Below this line is a listing that includes pictures. Copy exactly, and only, the lines from the one containing "Give me the TikZ source for this diagram." through the one containing "(0,0) rectangle (1078,424);"; the pictures do not go in the copy.

Records shown:
□ □ □
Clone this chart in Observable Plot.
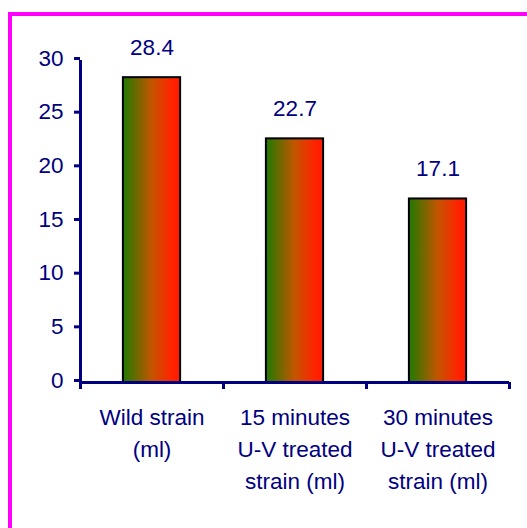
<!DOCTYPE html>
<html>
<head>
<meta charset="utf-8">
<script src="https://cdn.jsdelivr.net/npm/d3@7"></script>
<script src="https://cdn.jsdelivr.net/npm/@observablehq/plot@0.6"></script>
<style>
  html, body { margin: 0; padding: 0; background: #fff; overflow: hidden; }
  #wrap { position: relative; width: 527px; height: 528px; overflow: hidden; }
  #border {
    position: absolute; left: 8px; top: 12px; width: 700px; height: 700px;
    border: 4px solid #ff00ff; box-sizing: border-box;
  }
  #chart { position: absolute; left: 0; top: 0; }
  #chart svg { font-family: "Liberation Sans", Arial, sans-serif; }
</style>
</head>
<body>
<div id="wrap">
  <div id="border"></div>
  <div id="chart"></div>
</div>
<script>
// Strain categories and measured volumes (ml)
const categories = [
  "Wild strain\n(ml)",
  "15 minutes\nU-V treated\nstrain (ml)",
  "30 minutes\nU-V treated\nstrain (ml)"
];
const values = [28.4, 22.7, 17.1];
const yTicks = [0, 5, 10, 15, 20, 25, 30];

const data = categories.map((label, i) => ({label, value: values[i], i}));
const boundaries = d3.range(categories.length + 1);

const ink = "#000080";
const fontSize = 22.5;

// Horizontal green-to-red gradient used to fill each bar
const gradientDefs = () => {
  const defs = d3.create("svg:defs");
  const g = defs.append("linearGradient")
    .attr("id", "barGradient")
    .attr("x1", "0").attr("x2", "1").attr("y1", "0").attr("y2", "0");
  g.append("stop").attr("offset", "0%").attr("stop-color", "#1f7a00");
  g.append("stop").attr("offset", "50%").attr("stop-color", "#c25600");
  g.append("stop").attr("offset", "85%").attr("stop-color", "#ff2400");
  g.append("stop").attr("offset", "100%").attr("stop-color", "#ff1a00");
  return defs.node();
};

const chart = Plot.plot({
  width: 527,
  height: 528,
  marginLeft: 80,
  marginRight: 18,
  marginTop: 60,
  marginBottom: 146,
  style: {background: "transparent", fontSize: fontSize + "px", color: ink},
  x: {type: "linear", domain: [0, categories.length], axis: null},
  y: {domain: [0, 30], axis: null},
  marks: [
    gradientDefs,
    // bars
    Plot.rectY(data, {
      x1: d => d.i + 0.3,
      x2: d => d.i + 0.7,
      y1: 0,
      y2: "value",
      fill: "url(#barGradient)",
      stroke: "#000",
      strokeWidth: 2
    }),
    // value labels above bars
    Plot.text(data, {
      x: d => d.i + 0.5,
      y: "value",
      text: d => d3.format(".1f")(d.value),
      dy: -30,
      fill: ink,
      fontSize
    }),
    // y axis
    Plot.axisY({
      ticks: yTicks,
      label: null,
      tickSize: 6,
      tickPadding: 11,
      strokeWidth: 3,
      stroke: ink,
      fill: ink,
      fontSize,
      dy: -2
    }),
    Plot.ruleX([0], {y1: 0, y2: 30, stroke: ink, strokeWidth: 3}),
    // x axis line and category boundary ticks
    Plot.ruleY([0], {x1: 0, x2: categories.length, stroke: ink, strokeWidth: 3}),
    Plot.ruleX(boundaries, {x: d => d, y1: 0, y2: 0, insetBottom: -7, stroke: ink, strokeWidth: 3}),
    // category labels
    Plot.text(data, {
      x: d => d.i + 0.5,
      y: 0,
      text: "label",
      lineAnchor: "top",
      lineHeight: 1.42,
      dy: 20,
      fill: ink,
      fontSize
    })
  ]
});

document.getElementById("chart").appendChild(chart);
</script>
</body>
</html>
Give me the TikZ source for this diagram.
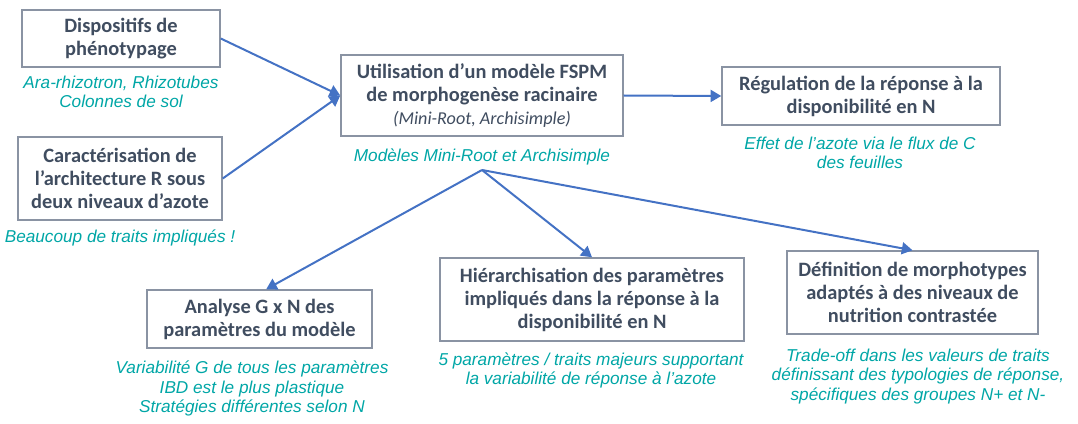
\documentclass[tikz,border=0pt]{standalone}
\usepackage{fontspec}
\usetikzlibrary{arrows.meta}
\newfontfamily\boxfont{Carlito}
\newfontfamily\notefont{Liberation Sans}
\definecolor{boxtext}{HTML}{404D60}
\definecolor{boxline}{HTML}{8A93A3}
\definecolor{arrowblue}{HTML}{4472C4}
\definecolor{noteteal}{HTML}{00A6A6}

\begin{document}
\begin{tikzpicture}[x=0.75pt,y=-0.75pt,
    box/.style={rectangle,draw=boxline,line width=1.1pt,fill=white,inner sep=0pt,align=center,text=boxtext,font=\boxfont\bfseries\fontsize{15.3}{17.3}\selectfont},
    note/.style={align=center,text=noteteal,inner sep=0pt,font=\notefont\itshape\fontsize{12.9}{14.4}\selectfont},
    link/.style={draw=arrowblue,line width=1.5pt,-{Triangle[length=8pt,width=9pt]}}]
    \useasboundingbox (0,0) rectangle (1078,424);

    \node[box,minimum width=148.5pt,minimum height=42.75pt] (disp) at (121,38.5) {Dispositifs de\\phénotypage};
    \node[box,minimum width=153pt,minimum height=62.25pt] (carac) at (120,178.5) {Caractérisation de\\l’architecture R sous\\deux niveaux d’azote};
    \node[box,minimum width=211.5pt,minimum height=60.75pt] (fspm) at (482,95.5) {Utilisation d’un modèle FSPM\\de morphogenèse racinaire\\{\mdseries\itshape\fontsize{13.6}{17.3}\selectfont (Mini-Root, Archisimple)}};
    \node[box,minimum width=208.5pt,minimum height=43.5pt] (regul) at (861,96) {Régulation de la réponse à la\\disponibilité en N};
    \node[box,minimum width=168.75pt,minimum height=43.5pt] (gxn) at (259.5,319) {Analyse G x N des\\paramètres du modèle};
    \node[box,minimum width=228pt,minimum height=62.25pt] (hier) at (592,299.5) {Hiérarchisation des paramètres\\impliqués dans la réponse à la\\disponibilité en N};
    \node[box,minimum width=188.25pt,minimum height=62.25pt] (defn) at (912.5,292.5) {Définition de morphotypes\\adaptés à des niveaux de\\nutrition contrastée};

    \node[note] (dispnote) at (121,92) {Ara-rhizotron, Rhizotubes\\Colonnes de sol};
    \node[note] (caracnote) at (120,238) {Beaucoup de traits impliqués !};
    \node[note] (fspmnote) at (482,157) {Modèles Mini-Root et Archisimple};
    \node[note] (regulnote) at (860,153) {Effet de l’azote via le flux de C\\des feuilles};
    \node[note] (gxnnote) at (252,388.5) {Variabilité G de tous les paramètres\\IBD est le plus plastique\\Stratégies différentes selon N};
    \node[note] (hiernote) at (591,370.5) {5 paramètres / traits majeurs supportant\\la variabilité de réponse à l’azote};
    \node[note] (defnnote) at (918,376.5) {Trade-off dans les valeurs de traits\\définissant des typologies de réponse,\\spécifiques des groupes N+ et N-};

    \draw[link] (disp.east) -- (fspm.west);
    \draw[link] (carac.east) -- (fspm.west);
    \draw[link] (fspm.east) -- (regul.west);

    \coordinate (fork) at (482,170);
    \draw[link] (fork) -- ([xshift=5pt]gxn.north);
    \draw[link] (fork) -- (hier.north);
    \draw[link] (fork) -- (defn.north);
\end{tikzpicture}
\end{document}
□ □ □
The completed task:
Give me the TikZ source for this diagram.
\documentclass[tikz,border=0pt]{standalone}
\usepackage{fontspec}
\usetikzlibrary{arrows.meta}
\newfontfamily\boxfont{Carlito}
\newfontfamily\notefont{Liberation Sans}
\definecolor{boxtext}{HTML}{404D60}
\definecolor{boxline}{HTML}{8A93A3}
\definecolor{arrowblue}{HTML}{4472C4}
\definecolor{noteteal}{HTML}{00A6A6}

\begin{document}
\begin{tikzpicture}[x=0.75pt,y=-0.75pt,
    box/.style={rectangle,draw=boxline,line width=1.1pt,fill=white,inner sep=0pt,align=center,text=boxtext,font=\boxfont\bfseries\fontsize{15.3}{17.3}\selectfont},
    note/.style={align=center,text=noteteal,inner sep=0pt,font=\notefont\itshape\fontsize{12.9}{14.4}\selectfont},
    link/.style={draw=arrowblue,line width=1.5pt,-{Triangle[length=8pt,width=9pt]}}]
    \useasboundingbox (0,0) rectangle (1078,424);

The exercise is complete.